▶ [Work to do]
Your task is to copy the listing exactly, with the pictures left out.

────────────────────────────────────────

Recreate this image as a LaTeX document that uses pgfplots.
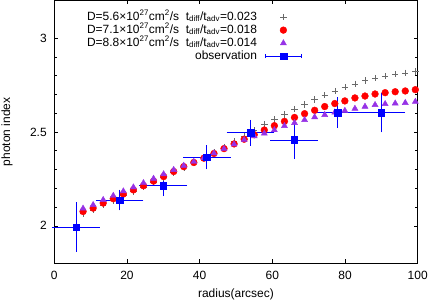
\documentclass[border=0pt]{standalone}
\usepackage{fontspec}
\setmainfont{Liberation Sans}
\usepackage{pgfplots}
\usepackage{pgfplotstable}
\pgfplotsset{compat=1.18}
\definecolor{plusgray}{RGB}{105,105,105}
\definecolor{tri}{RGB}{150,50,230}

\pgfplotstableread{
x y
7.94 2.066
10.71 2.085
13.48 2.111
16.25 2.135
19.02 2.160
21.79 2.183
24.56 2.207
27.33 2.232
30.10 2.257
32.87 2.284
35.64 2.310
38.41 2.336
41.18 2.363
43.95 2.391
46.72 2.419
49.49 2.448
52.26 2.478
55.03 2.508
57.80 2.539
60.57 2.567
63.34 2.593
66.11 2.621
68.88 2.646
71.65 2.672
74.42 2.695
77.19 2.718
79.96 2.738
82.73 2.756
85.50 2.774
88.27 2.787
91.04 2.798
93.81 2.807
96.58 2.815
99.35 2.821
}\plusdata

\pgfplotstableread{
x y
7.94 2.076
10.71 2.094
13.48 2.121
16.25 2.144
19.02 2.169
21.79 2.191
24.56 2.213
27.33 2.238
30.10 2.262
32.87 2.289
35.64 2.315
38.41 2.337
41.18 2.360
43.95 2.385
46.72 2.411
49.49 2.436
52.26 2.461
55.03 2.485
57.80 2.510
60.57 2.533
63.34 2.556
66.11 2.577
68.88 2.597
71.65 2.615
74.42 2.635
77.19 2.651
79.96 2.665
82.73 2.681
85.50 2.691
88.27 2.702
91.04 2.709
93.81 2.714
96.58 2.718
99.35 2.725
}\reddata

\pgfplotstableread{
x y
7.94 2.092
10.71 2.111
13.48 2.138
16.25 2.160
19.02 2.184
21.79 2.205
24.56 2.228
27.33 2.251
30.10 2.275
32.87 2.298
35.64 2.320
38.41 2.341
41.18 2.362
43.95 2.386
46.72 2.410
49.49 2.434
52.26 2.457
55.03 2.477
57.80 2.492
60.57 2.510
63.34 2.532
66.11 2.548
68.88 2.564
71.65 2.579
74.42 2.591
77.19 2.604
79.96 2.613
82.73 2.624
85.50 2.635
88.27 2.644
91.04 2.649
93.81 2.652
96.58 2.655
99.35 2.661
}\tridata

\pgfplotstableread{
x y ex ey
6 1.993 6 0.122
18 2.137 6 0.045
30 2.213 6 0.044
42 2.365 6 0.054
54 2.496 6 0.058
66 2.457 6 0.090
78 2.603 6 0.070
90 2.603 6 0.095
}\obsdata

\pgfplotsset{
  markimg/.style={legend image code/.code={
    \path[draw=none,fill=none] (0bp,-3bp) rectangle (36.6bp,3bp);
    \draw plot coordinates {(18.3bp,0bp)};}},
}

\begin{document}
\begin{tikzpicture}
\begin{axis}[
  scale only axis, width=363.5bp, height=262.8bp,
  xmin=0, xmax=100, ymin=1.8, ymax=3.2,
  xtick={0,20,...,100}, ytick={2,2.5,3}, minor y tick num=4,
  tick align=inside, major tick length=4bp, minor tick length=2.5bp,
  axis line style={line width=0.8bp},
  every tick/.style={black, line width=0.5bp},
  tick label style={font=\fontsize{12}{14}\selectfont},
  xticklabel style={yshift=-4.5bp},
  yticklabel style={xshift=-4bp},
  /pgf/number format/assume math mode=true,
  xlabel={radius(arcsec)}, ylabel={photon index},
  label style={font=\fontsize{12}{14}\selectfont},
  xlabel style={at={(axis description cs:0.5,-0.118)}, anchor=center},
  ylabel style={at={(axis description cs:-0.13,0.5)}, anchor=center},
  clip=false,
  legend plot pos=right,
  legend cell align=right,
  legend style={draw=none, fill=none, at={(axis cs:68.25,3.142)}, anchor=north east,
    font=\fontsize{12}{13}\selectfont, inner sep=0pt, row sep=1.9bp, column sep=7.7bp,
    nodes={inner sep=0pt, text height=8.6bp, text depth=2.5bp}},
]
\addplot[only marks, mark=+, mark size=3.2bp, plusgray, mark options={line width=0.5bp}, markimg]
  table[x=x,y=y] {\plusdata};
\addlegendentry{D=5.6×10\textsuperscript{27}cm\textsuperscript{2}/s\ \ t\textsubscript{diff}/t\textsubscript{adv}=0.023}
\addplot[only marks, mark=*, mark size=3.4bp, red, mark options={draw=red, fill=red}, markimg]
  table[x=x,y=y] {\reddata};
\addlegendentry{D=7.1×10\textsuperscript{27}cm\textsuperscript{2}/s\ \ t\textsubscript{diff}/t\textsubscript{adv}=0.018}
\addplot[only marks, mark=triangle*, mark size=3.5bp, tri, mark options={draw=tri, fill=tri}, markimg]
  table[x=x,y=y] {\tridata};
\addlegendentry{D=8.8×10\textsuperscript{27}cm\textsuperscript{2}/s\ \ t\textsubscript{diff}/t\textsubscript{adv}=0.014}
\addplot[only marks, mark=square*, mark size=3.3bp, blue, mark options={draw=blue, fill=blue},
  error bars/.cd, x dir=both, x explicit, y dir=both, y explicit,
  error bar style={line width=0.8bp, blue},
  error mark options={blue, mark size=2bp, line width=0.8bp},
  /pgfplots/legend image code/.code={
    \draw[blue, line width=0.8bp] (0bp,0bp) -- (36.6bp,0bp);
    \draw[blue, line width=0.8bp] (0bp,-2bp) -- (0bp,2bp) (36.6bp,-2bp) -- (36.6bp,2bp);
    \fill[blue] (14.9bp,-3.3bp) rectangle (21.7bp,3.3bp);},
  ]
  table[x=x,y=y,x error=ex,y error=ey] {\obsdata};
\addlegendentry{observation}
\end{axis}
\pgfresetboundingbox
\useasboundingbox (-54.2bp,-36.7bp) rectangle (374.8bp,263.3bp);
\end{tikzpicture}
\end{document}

────────────────────────────────────────

▶ [Response to this task]
Recreate this image as a LaTeX document that uses pgfplots.
\documentclass[border=0pt]{standalone}
\usepackage{fontspec}
\setmainfont{Liberation Sans}
\usepackage{pgfplots}
\usepackage{pgfplotstable}
\pgfplotsset{compat=1.18}
\definecolor{plusgray}{RGB}{105,105,105}
\definecolor{tri}{RGB}{150,50,230}

\pgfplotstableread{
x y
7.94 2.066
10.71 2.085
13.48 2.111
16.25 2.135
19.02 2.160
21.79 2.183
24.56 2.207
27.33 2.232
30.10 2.257
32.87 2.284
35.64 2.310
38.41 2.336
41.18 2.363
43.95 2.391
46.72 2.419
49.49 2.448
52.26 2.478
55.03 2.508
57.80 2.539
60.57 2.567
63.34 2.593
66.11 2.621
68.88 2.646
71.65 2.672
74.42 2.695
77.19 2.718
79.96 2.738
82.73 2.756
85.50 2.774
88.27 2.787
91.04 2.798
93.81 2.807
96.58 2.815
99.35 2.821
}\plusdata

\pgfplotstableread{
x y
7.94 2.076
10.71 2.094
13.48 2.121
16.25 2.144
19.02 2.169
21.79 2.191
24.56 2.213
27.33 2.238
30.10 2.262
32.87 2.289
35.64 2.315
38.41 2.337
41.18 2.360
43.95 2.385
46.72 2.411
49.49 2.436
52.26 2.461
55.03 2.485
57.80 2.510
60.57 2.533
63.34 2.556
66.11 2.577
68.88 2.597
71.65 2.615
74.42 2.635
77.19 2.651
79.96 2.665
82.73 2.681
85.50 2.691
88.27 2.702
91.04 2.709
93.81 2.714
96.58 2.718
99.35 2.725
}\reddata

\pgfplotstableread{
x y
7.94 2.092
10.71 2.111
13.48 2.138
16.25 2.160
19.02 2.184
21.79 2.205
24.56 2.228
27.33 2.251
30.10 2.275
32.87 2.298
35.64 2.320
38.41 2.341
41.18 2.362
43.95 2.386
46.72 2.410
49.49 2.434
52.26 2.457
55.03 2.477
57.80 2.492
60.57 2.510
63.34 2.532
66.11 2.548
68.88 2.564
71.65 2.579
74.42 2.591
77.19 2.604
79.96 2.613
82.73 2.624
85.50 2.635
88.27 2.644
91.04 2.649
93.81 2.652
96.58 2.655
99.35 2.661
}\tridata

\pgfplotstableread{
x y ex ey
6 1.993 6 0.122
18 2.137 6 0.045
30 2.213 6 0.044
42 2.365 6 0.054
54 2.496 6 0.058
66 2.457 6 0.090
78 2.603 6 0.070
90 2.603 6 0.095
}\obsdata

\pgfplotsset{
  markimg/.style={legend image code/.code={
    \path[draw=none,fill=none] (0bp,-3bp) rectangle (36.6bp,3bp);
    \draw plot coordinates {(18.3bp,0bp)};}},
}

\begin{document}
\begin{tikzpicture}
\begin{axis}[
  scale only axis, width=363.5bp, height=262.8bp,
  xmin=0, xmax=100, ymin=1.8, ymax=3.2,
  xtick={0,20,...,100}, ytick={2,2.5,3}, minor y tick num=4,
  tick align=inside, major tick length=4bp, minor tick length=2.5bp,
  axis line style={line width=0.8bp},
  every tick/.style={black, line width=0.5bp},
  tick label style={font=\fontsize{12}{14}\selectfont},
  xticklabel style={yshift=-4.5bp},
  yticklabel style={xshift=-4bp},
  /pgf/number format/assume math mode=true,
  xlabel={radius(arcsec)}, ylabel={photon index},
  label style={font=\fontsize{12}{14}\selectfont},
  xlabel style={at={(axis description cs:0.5,-0.118)}, anchor=center},
  ylabel style={at={(axis description cs:-0.13,0.5)}, anchor=center},
  clip=false,
  legend plot pos=right,
  legend cell align=right,
  legend style={draw=none, fill=none, at={(axis cs:68.25,3.142)}, anchor=north east,
    font=\fontsize{12}{13}\selectfont, inner sep=0pt, row sep=1.9bp, column sep=7.7bp,
    nodes={inner sep=0pt, text height=8.6bp, text depth=2.5bp}},
]
\addplot[only marks, mark=+, mark size=3.2bp, plusgray, mark options={line width=0.5bp}, markimg]
  table[x=x,y=y] {\plusdata};
\addlegendentry{D=5.6×10\textsuperscript{27}cm\textsuperscript{2}/s\ \ t\textsubscript{diff}/t\textsubscript{adv}=0.023}
\addplot[only marks, mark=*, mark size=3.4bp, red, mark options={draw=red, fill=red}, markimg]
  table[x=x,y=y] {\reddata};
\addlegendentry{D=7.1×10\textsuperscript{27}cm\textsuperscript{2}/s\ \ t\textsubscript{diff}/t\textsubscript{adv}=0.018}
\addplot[only marks, mark=triangle*, mark size=3.5bp, tri, mark options={draw=tri, fill=tri}, markimg]
  table[x=x,y=y] {\tridata};
\addlegendentry{D=8.8×10\textsuperscript{27}cm\textsuperscript{2}/s\ \ t\textsubscript{diff}/t\textsubscript{adv}=0.014}
\addplot[only marks, mark=square*, mark size=3.3bp, blue, mark options={draw=blue, fill=blue},
  error bars/.cd, x dir=both, x explicit, y dir=both, y explicit,
  error bar style={line width=0.8bp, blue},
  error mark options={blue, mark size=2bp, line width=0.8bp},
  /pgfplots/legend image code/.code={
    \draw[blue, line width=0.8bp] (0bp,0bp) -- (36.6bp,0bp);
    \draw[blue, line width=0.8bp] (0bp,-2bp) -- (0bp,2bp) (36.6bp,-2bp) -- (36.6bp,2bp);
    \fill[blue] (14.9bp,-3.3bp) rectangle (21.7bp,3.3bp);},
  ]
  table[x=x,y=y,x error=ex,y error=ey] {\obsdata};
\addlegendentry{observation}
\end{axis}
\pgfresetboundingbox
\useasboundingbox (-54.2bp,-36.7bp) rectangle (374.8bp,263.3bp);
\end{tikzpicture}
\end{document}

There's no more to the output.